Growth-stage Xiaomi (小米) hit as rising memory prices squeeze margins; quarterly profits slump
Revenue up, profit down — and cars are the only bright spot
Xiaomi (小米) reported a mixed quarter: group revenue reached RMB 116.9 billion (1169亿元), up 7.3% year-on-year, but operating profit plunged 45% to RMB 3.2 billion (32亿元) from RMB 5.8 billion a year earlier. The growth came almost entirely from its car unit; traditional businesses—smartphones and home appliances & IoT (AIoT)—both contracted and dragged overall profitability. It has been reported that a sharp rise in core component costs, most likely memory chips, was a key culprit undermining handset margins, though Xiaomi’s filing did not spell out specific suppliers.

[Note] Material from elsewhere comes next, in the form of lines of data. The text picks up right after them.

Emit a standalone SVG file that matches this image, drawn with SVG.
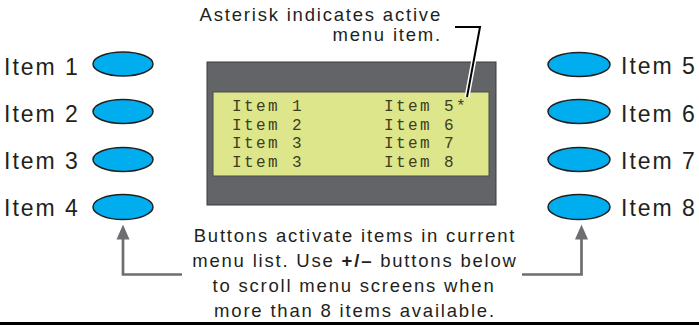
<svg xmlns="http://www.w3.org/2000/svg" width="699" height="326" viewBox="0 0 699 326">
<style>
.lbl{font-family:"Liberation Sans",Arial,sans-serif;font-size:23px;fill:#231f20;letter-spacing:2px}
.note{font-family:"Liberation Sans",Arial,sans-serif;font-size:18.5px;fill:#231f20;letter-spacing:1.8px}
.lcd{font-family:"Liberation Mono","DejaVu Sans Mono",monospace;font-size:16px;fill:#3e3d22;letter-spacing:2.4px}
.btn{fill:#00aeef;stroke:#231f20;stroke-width:1.5}
.arr{fill:none;stroke:#6d6e71;stroke-width:2.7}
.ahd{fill:#6d6e71}
</style>
<rect width="699" height="326" fill="#ffffff"/>

<g id="display">
<rect x="207" y="62" width="289" height="143" fill="#636467" stroke="#3a3a3c" stroke-width="1"/>
<rect x="213" y="92" width="276" height="84" fill="#dde68a" stroke="#4a4a4a" stroke-width="1"/>
<text class="lcd" x="232" y="111">Item 1</text>
<text class="lcd" x="232" y="129.5">Item 2</text>
<text class="lcd" x="232" y="148">Item 3</text>
<text class="lcd" x="232" y="166.5">Item 3</text>
<text class="lcd" x="384" y="111">Item 5*</text>
<text class="lcd" x="384" y="129.5">Item 6</text>
<text class="lcd" x="384" y="148">Item 7</text>
<text class="lcd" x="384" y="166.5">Item 8</text>
</g>

<g id="callout-asterisk">
<text class="note" x="442" y="21" text-anchor="end" letter-spacing="1.9">Asterisk indicates active</text>
<text class="note" x="442" y="41" text-anchor="end" letter-spacing="1.9">menu item.</text>
</g>

<g id="btn-left">
<g id="item1"><text class="lbl" x="4" y="75">Item 1</text><ellipse class="btn" cx="123" cy="64" rx="30" ry="12"/></g>
<g id="item2"><text class="lbl" x="4" y="122">Item 2</text><ellipse class="btn" cx="123" cy="111.5" rx="30" ry="12"/></g>
<g id="item3"><text class="lbl" x="4" y="169">Item 3</text><ellipse class="btn" cx="123" cy="159.5" rx="30" ry="12"/></g>
<g id="item4"><text class="lbl" x="4" y="216">Item 4</text><ellipse class="btn" cx="123" cy="207" rx="30" ry="12.5"/></g>
</g>

<g id="btn-right">
<g id="item5"><ellipse class="btn" cx="579" cy="64.5" rx="31" ry="12"/><text class="lbl" x="621" y="74">Item 5</text></g>
<g id="item6"><ellipse class="btn" cx="579" cy="111.5" rx="31" ry="12"/><text class="lbl" x="621" y="122">Item 6</text></g>
<g id="item7"><ellipse class="btn" cx="579" cy="159.5" rx="31" ry="12"/><text class="lbl" x="621" y="169">Item 7</text></g>
<g id="item8"><ellipse class="btn" cx="579" cy="207" rx="31" ry="12.5"/><text class="lbl" x="621" y="216">Item 8</text></g>
</g>

<g id="note-buttons">
<text class="note" x="355" y="242" text-anchor="middle">Buttons activate items in current</text>
<text class="note" x="355" y="267" text-anchor="middle">menu list. Use <tspan font-weight="bold">+/–</tspan> buttons below</text>
<text class="note" x="354" y="292" text-anchor="middle">to scroll menu screens when</text>
<text class="note" x="355" y="317" text-anchor="middle">more than 8 items available.</text>
</g>

<g id="connectors">
<polyline points="455,27 480,27 467,97" fill="none" stroke="#ffffff" stroke-width="5"/>
<polyline points="455,27 480,27 467,97" fill="none" stroke="#000000" stroke-width="2"/>
<polyline class="arr" points="182,274.5 123,274.5 123,238"/>
<polygon class="ahd" points="123,224.5 129.5,239.5 116.5,239.5"/>
<polyline class="arr" points="522,274.5 581.5,274.5 581.5,238"/>
<polygon class="ahd" points="581.5,224.5 588,239.5 575,239.5"/>
</g>

<line x1="0" y1="323.5" x2="699" y2="323.5" stroke="#000000" stroke-width="3"/>
</svg>
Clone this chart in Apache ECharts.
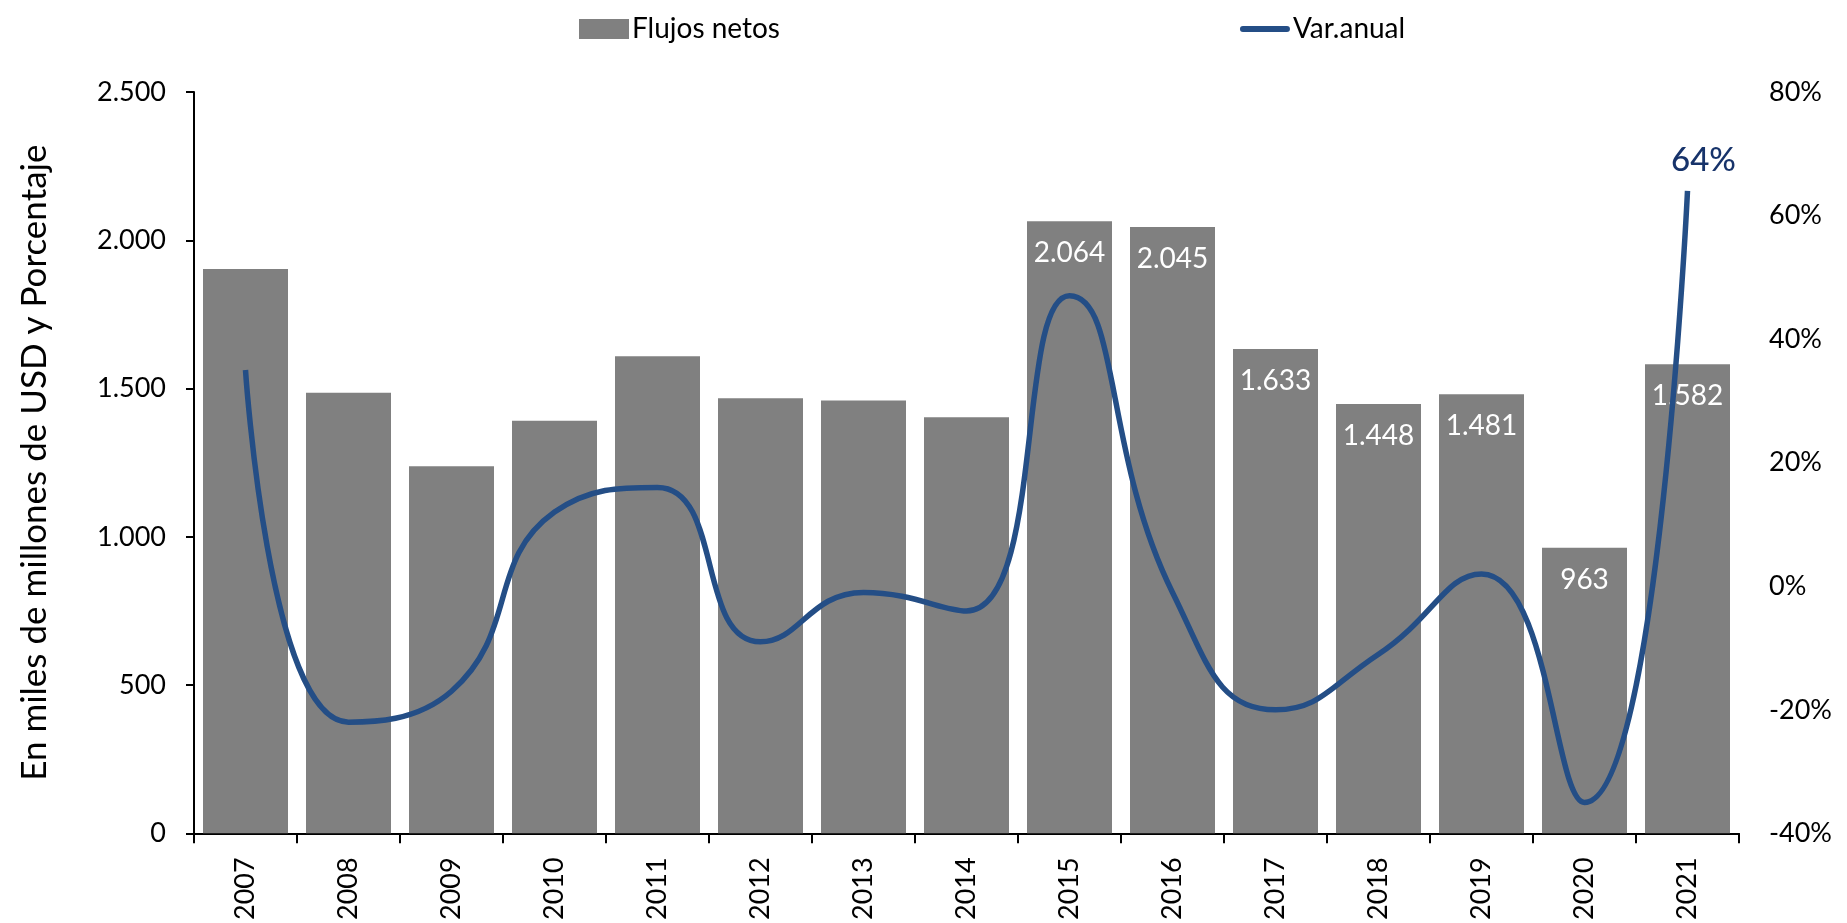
<!DOCTYPE html>
<html>
<head>
<meta charset="utf-8">
<script src="https://cdn.jsdelivr.net/npm/echarts@6/dist/echarts.min.js"></script>
<style>
  html, body { margin: 0; padding: 0; background: #fff; }
  #chart { width: 1847px; height: 923px; }
</style>
</head>
<body>
<div id="chart"></div>
<script>
// datos
var years = ["2007", "2008", "2009", "2010", "2011", "2012", "2013", "2014",
             "2015", "2016", "2017", "2018", "2019", "2020", "2021"];
var flujosNetos = [1903, 1486, 1238, 1391, 1609, 1467, 1460, 1403,
                   2064, 2045, 1633, 1448, 1481, 963, 1582];
var varAnual = [35, -22, -17, 12, 16, -9, -1, -4, 47, -1, -20, -11, 2, -35, 64];
var leftTicks = [0, 500, 1000, 1500, 2000, 2500];
var rightTicks = [-40, -20, 0, 20, 40, 60, 80];

var FONT = "Lato, 'Open Sans', sans-serif";
var AZUL = "#244e86";

function miles(v) {
  // separador de miles con punto
  return String(v).replace(/\B(?=(\d{3})+(?!\d))/g, ".");
}

var barData = [];
for (var i = 0; i < flujosNetos.length; i++) {
  barData.push({
    value: flujosNetos[i],
    label: { show: i >= 8 } // solo 2015 en adelante llevan etiqueta
  });
}
var lineData = [];
for (var j = 0; j < varAnual.length; j++) {
  lineData.push({
    value: varAnual[j],
    label: { show: j === varAnual.length - 1 }
  });
}

var myChart = echarts.init(document.getElementById("chart"));
myChart.setOption({
  animation: false,
  textStyle: { fontFamily: FONT },
  legend: {
    left: 574,
    top: 10,
    itemWidth: 50,
    itemHeight: 20,
    itemGap: 460,
    textStyle: { fontSize: 28, color: "#000", fontFamily: FONT, padding: [0, 0, 0, -2] },
    data: [
      { name: "Flujos netos", icon: "rect" },
      {
        name: "Var.anual",
        icon: "path://M3,0 L47,0 A3,3 0 0 1 47,6 L3,6 A3,3 0 0 1 3,0 Z",
        itemStyle: { color: AZUL }
      }
    ]
  },
  grid: {
    left: 194,
    right: 108,
    top: 92,
    bottom: 85
  },
  xAxis: [
    {
      type: "category",
      data: years,
      boundaryGap: true,
      axisLine: { lineStyle: { color: "#000", width: 2 } },
      axisTick: { show: true, length: 10, lineStyle: { color: "#000", width: 2 } },
      axisLabel: {
        rotate: 90,
        interval: 0,
        margin: 24,
        fontSize: 27,
        color: "#000",
        fontFamily: FONT
      },
      splitLine: { show: false }
    }
  ],
  yAxis: [
    {
      type: "value",
      min: leftTicks[0],
      max: leftTicks[leftTicks.length - 1],
      interval: 500,
      name: "En miles de millones de USD y Porcentaje",
      nameLocation: "middle",
      nameRotate: 90,
      nameGap: 142,
      nameTextStyle: { fontSize: 35, color: "#000", fontFamily: FONT },
      axisLine: { show: true, lineStyle: { color: "#000", width: 2 } },
      axisTick: { show: true, inside: false, length: 8, lineStyle: { color: "#000", width: 2 } },
      axisLabel: {
        margin: 28,
        fontSize: 27,
        color: "#000",
        fontFamily: FONT,
        formatter: function (v) { return miles(v); }
      },
      splitLine: { show: false }
    },
    {
      type: "value",
      min: rightTicks[0],
      max: rightTicks[rightTicks.length - 1],
      interval: 20,
      position: "right",
      axisLine: { show: false },
      axisTick: { show: false },
      axisLabel: {
        margin: 30,
        fontSize: 27,
        color: "#000",
        fontFamily: FONT,
        formatter: "{value}%"
      },
      splitLine: { show: false }
    }
  ],
  series: [
    {
      name: "Flujos netos",
      type: "bar",
      yAxisIndex: 0,
      barWidth: 85,
      itemStyle: { color: "#808080" },
      label: {
        position: "insideTop",
        distance: 18,
        color: "#fff",
        fontSize: 28,
        fontFamily: FONT,
        formatter: function (p) { return miles(p.value); }
      },
      data: barData
    },
    {
      name: "Var.anual",
      type: "line",
      yAxisIndex: 1,
      smooth: 0.5,
      symbol: "circle",
      symbolSize: 0,
      showSymbol: true,
      lineStyle: { color: AZUL, width: 5.5 },
      itemStyle: { color: AZUL },
      label: {
        position: "top",
        distance: 14,
        offset: [16, 0],
        color: "#17336a",
        fontSize: 33,
        fontWeight: 500,
        fontFamily: FONT,
        formatter: "{c}%"
      },
      z: 5,
      data: lineData
    }
  ]
});
</script>
</body>
</html>
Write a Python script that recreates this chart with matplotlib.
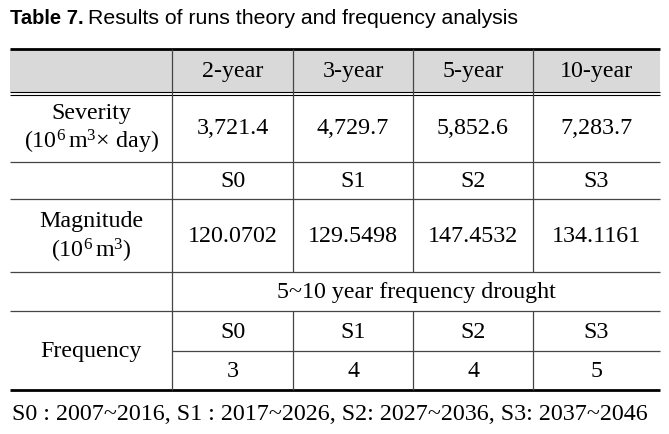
import matplotlib.pyplot as plt
from matplotlib.patches import Rectangle

plt.rcParams['mathtext.fontset'] = 'custom'
plt.rcParams['mathtext.rm'] = 'Liberation Serif'
plt.rcParams['mathtext.it'] = 'Liberation Serif:italic'

# table contents
periods = ['2-year', '3-year', '5-year', '10-year']
severity = [3721.4, 4729.7, 5852.6, 7283.7]
scenarios = ['S0', 'S1', 'S2', 'S3']
magnitude = [120.0702, 129.5498, 147.4532, 134.1161]
frequency = [3, 4, 4, 5]
note = 'S0 : 2007~2016, S1 : 2017~2026, S2: 2027~2036, S3: 2037~2046'

W, H = 669, 434
fig = plt.figure(figsize=(W / 100, H / 100), dpi=100)
ax = fig.add_axes([0, 0, 1, 1])
ax.set_xlim(0, W)
ax.set_ylim(H, 0)
ax.axis('off')

# grid in pixels
col_x = [10, 172, 293, 413, 533, 660]
row_y = [49, 93, 162, 199, 272, 311, 351, 390]
serif = 'Liberation Serif'
fs = 17.3
grey = '#444444'

# header band
ax.add_patch(Rectangle((col_x[0], row_y[0]), col_x[-1] - col_x[0], 43,
                       facecolor='#d9d9d9', edgecolor='none'))

# horizontal rules
ax.hlines([row_y[0], row_y[-1]], col_x[0], col_x[-1], color='black', lw=2.0)
ax.hlines([91.5, 94.8], col_x[0], col_x[-1], color='black', lw=0.8)
ax.hlines(row_y[2:6], col_x[0], col_x[-1], color=grey, lw=0.9)
ax.hlines(row_y[6], col_x[1], col_x[-1], color=grey, lw=0.9)

# vertical rules
ax.vlines(col_x[1], row_y[0], row_y[-1], color=grey, lw=0.9)
ax.vlines(col_x[2:5], row_y[0], row_y[4], color=grey, lw=0.9)
ax.vlines(col_x[2:5], row_y[5], row_y[-1], color=grey, lw=0.9)

centers = [(col_x[i] + col_x[i + 1]) / 2 for i in range(1, 5)]


def cell(x, y, s):
    ax.text(x, y, s, ha='center', va='center', family=serif, fontsize=fs)


for i, c in enumerate(centers):
    cell(c, 72, periods[i])
    cell(c, 129, f'{severity[i]:,.1f}')
    cell(c, 181.5, scenarios[i])
    cell(c, 237, f'{magnitude[i]:.4f}')
    cell(c, 332, scenarios[i])
    cell(c, 371.5, str(frequency[i]))

c0 = (col_x[0] + col_x[1]) / 2
cell(c0, 113, 'Severity')
cell(c0, 142, r'(10$^{6}\,$m$^{3}$$\times$ day)')
cell(c0, 222, 'Magnitude')
cell(c0, 251, r'(10$^{6}\,$m$^{3}$)')
cell(c0, 352, 'Frequency')
cell((col_x[1] + col_x[-1]) / 2, 292.5, '5~10 year frequency drought')

# title and note
fams = ['Liberation Sans Narrow', 'Liberation Sans', 'DejaVu Sans']
ax.text(10, 18, 'Table 7.', ha='left', va='center', family=fams,
        fontsize=14.5, fontweight='bold')
ax.text(88, 18, 'Results of runs theory and frequency analysis', ha='left',
        va='center', family=fams, fontsize=15.3)
ax.text(12, 414, note, ha='left', va='center', family=serif, fontsize=fs)

fig.savefig('out.png', dpi=100)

Cars: rapid scale-up, but input-cost risk looms
Xiaomi’s car arm delivered 145,000 vehicles in the quarter, generating RMB 37.2 billion (372亿元) in revenue and sustaining a healthy gross margin around 22.7%, remaining profitable for a second consecutive quarter. Annual deliveries hit 411,000, and management targets 550,000 for 2026 — a pace that puts Xiaomi close to established Chinese EV makers NIO (蔚来), XPeng (小鹏) and Li Auto (理想) on a short timeline. But margins face pressure: lithium, copper, aluminium and other commodity swings — and potentially rising memory prices for in-car electronics — could erode profitability even as volume grows. Can scale offset commodity cyclicality? That is the near-term question.
Phones, AIoT and the cost squeeze
Smartphone revenue fell to RMB 44.3 billion (443亿元), with shipments down to 37.7 million units and ASP slipping to RMB 1,176. Phone gross margin dropped from above 10% to 8.3% year-on-year. Home appliances & digital products (AIoT) revenue declined 20% to RMB 24.6 billion (246亿元), hit by subsidy rollbacks in China and fiercer competition. Reportedly, memory-price inflation was a key factor eroding smartphone margins and remains a risk for Xiaomi’s lower-priced models in 2026.
Strategy: high-end, overseas and heavy R&D — but will it be enough?
Management has doubled down on a twin remedy: push upmarket and accelerate international expansion — overseas store count is planned to rise from 4,500 to 10,000 and the company says foreign markets could be as large as six times China’s. Xiaomi is also ramping R&D, spending RMB 33.1 billion (331亿元) in 2025 and planning over RMB 40 billion in 2026, with five‑year cumulative R&D above RMB 200 billion to target AI, embodied intelligence and chips. Yet geopolitical and trade tensions that affect chip supply and memory-market volatility add an extra layer of uncertainty. High-end products and overseas brand lift can help, but can they fully offset rising input costs and subsidy declines? That will determine whether this quarter is an anomaly or the start of a tougher phase for Xiaomi.